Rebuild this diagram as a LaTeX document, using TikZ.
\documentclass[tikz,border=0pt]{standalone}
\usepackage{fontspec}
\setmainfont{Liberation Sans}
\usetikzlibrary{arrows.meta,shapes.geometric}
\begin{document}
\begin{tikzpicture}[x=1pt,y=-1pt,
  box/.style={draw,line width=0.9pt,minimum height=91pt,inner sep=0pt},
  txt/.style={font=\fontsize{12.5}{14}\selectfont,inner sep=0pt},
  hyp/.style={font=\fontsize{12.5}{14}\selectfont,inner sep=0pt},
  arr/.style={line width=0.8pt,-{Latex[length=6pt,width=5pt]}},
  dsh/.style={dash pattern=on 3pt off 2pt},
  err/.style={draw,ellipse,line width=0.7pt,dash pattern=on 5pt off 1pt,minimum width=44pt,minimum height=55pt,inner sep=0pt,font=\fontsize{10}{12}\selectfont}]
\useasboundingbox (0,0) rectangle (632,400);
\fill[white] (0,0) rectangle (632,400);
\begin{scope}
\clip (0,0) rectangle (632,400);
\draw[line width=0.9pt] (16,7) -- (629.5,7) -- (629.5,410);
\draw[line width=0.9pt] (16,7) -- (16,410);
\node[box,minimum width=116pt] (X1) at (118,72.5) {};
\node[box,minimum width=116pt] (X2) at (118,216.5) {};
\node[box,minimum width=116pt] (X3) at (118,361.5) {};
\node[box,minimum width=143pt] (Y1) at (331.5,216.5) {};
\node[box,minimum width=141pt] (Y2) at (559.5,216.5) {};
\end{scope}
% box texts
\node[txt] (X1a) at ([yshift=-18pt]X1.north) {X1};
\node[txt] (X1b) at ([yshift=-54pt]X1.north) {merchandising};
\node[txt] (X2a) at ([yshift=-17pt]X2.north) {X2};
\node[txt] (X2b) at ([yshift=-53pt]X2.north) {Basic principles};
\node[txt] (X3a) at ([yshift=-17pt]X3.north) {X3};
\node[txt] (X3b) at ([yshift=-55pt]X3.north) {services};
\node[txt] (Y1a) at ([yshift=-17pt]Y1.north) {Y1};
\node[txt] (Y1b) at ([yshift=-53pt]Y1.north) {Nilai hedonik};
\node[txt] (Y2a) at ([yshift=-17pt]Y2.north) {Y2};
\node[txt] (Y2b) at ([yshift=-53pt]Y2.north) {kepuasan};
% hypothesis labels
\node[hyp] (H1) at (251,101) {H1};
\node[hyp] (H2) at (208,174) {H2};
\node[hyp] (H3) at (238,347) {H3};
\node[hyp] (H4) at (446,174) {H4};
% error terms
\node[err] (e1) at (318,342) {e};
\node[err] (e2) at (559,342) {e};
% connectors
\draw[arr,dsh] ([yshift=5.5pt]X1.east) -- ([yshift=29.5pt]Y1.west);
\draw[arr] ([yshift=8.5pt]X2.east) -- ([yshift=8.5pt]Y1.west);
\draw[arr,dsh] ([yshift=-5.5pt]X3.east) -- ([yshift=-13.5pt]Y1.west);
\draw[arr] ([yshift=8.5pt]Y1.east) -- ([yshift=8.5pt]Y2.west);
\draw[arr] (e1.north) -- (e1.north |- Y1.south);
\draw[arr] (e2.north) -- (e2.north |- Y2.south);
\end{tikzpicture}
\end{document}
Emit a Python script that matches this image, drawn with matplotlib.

++++

• Work required
Return each entry from above without altering a single character.

• Worked answer
Rebuild this diagram as a LaTeX document, using TikZ.
\documentclass[tikz,border=0pt]{standalone}
\usepackage{fontspec}
\setmainfont{Liberation Sans}
\usetikzlibrary{arrows.meta,shapes.geometric}
\begin{document}
\begin{tikzpicture}[x=1pt,y=-1pt,
  box/.style={draw,line width=0.9pt,minimum height=91pt,inner sep=0pt},
  txt/.style={font=\fontsize{12.5}{14}\selectfont,inner sep=0pt},
  hyp/.style={font=\fontsize{12.5}{14}\selectfont,inner sep=0pt},
  arr/.style={line width=0.8pt,-{Latex[length=6pt,width=5pt]}},
  dsh/.style={dash pattern=on 3pt off 2pt},
  err/.style={draw,ellipse,line width=0.7pt,dash pattern=on 5pt off 1pt,minimum width=44pt,minimum height=55pt,inner sep=0pt,font=\fontsize{10}{12}\selectfont}]
\useasboundingbox (0,0) rectangle (632,400);
\fill[white] (0,0) rectangle (632,400);
\begin{scope}
\clip (0,0) rectangle (632,400);
\draw[line width=0.9pt] (16,7) -- (629.5,7) -- (629.5,410);
\draw[line width=0.9pt] (16,7) -- (16,410);
\node[box,minimum width=116pt] (X1) at (118,72.5) {};
\node[box,minimum width=116pt] (X2) at (118,216.5) {};
\node[box,minimum width=116pt] (X3) at (118,361.5) {};
\node[box,minimum width=143pt] (Y1) at (331.5,216.5) {};
\node[box,minimum width=141pt] (Y2) at (559.5,216.5) {};
\end{scope}
% box texts
\node[txt] (X1a) at ([yshift=-18pt]X1.north) {X1};
\node[txt] (X1b) at ([yshift=-54pt]X1.north) {merchandising};
\node[txt] (X2a) at ([yshift=-17pt]X2.north) {X2};
\node[txt] (X2b) at ([yshift=-53pt]X2.north) {Basic principles};
\node[txt] (X3a) at ([yshift=-17pt]X3.north) {X3};
\node[txt] (X3b) at ([yshift=-55pt]X3.north) {services};
\node[txt] (Y1a) at ([yshift=-17pt]Y1.north) {Y1};
\node[txt] (Y1b) at ([yshift=-53pt]Y1.north) {Nilai hedonik};
\node[txt] (Y2a) at ([yshift=-17pt]Y2.north) {Y2};
\node[txt] (Y2b) at ([yshift=-53pt]Y2.north) {kepuasan};
% hypothesis labels
\node[hyp] (H1) at (251,101) {H1};
\node[hyp] (H2) at (208,174) {H2};
\node[hyp] (H3) at (238,347) {H3};
\node[hyp] (H4) at (446,174) {H4};
% error terms
\node[err] (e1) at (318,342) {e};
\node[err] (e2) at (559,342) {e};
% connectors
\draw[arr,dsh] ([yshift=5.5pt]X1.east) -- ([yshift=29.5pt]Y1.west);
\draw[arr] ([yshift=8.5pt]X2.east) -- ([yshift=8.5pt]Y1.west);
\draw[arr,dsh] ([yshift=-5.5pt]X3.east) -- ([yshift=-13.5pt]Y1.west);
\draw[arr] ([yshift=8.5pt]Y1.east) -- ([yshift=8.5pt]Y2.west);
\draw[arr] (e1.north) -- (e1.north |- Y1.south);
\draw[arr] (e2.north) -- (e2.north |- Y2.south);
\end{tikzpicture}
\end{document}
Emit a Python script that matches this image, drawn with matplotlib.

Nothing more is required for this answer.